In my view, prospective teachers in the "social studies" should meet content standards in two of the following “social studies” subjects:

  1. U.S. history
  2. World history—teacher standards for world history should include the history of the West and the history of one major non-Western region
  3. Geography
  4. Political science (government/civics)
  5. Economics (in states where it is required)

At least one of the subjects must be U.S. or world history. In teacher preparation programs, this would be roughly equivalent to a major and a minor. Majors and minors in any area of area of history must include a survey course.

License and teacher preparation standards should be flexible enough to include relevant content-rich courses from outside the "social studies" disciplines, such as literature, the sciences, philosophy, mathematics (especially probability and statistics), foreign languages, etc. Teaching methods courses, the links between knowledge of content and practice, are also an important component.

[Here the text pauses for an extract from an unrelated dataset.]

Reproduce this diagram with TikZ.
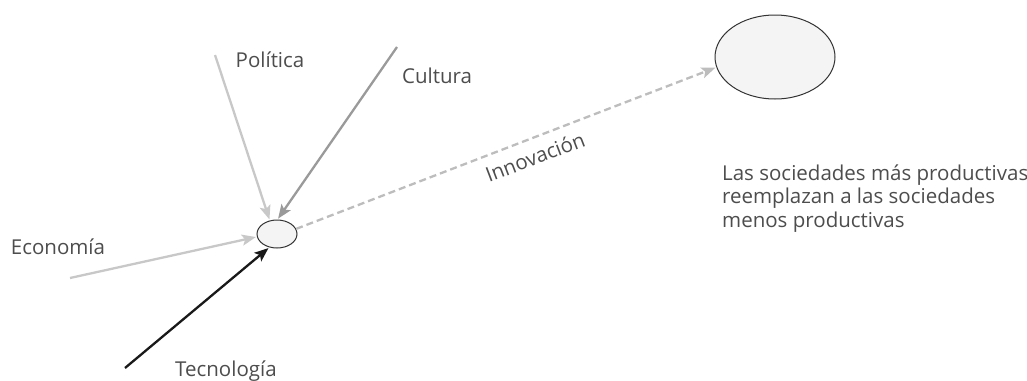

Finally, to the extent that the standards describe themes, they should be components of the specific content-area subjects that generated them, as exemplified by the five broad themes or "spheres of human activity" in the National Standards for History document: “social, political, scientific/technological, economic, and cultural.”5

In conclusion, and in response to the "famous question" in the opening quotation, the NCSS standards are inadequate, because, to take liberties with Gertrude Stein's famous answer, "there's no what there.”

Notes

1. Myers, Charles B. (1999) "New Standards for the Preparation of History Teachers." Perspectives (May), 45.

2. National Council for the Social Studies. National Standards for Social Studies Teachers. Washington, D.C.: NCSS. (https://www.ncss. org.)

3. Ingersoll, Richard (1999). "The Problem of Underqualified Teachers in American Secondary Schools." Educational Researcher 27(9), 1–12.

4. NCSS, 24.

5. National Center for History in the Schools (1996). National Standards for History: Basic Edition. Los Angeles: University of California, 47.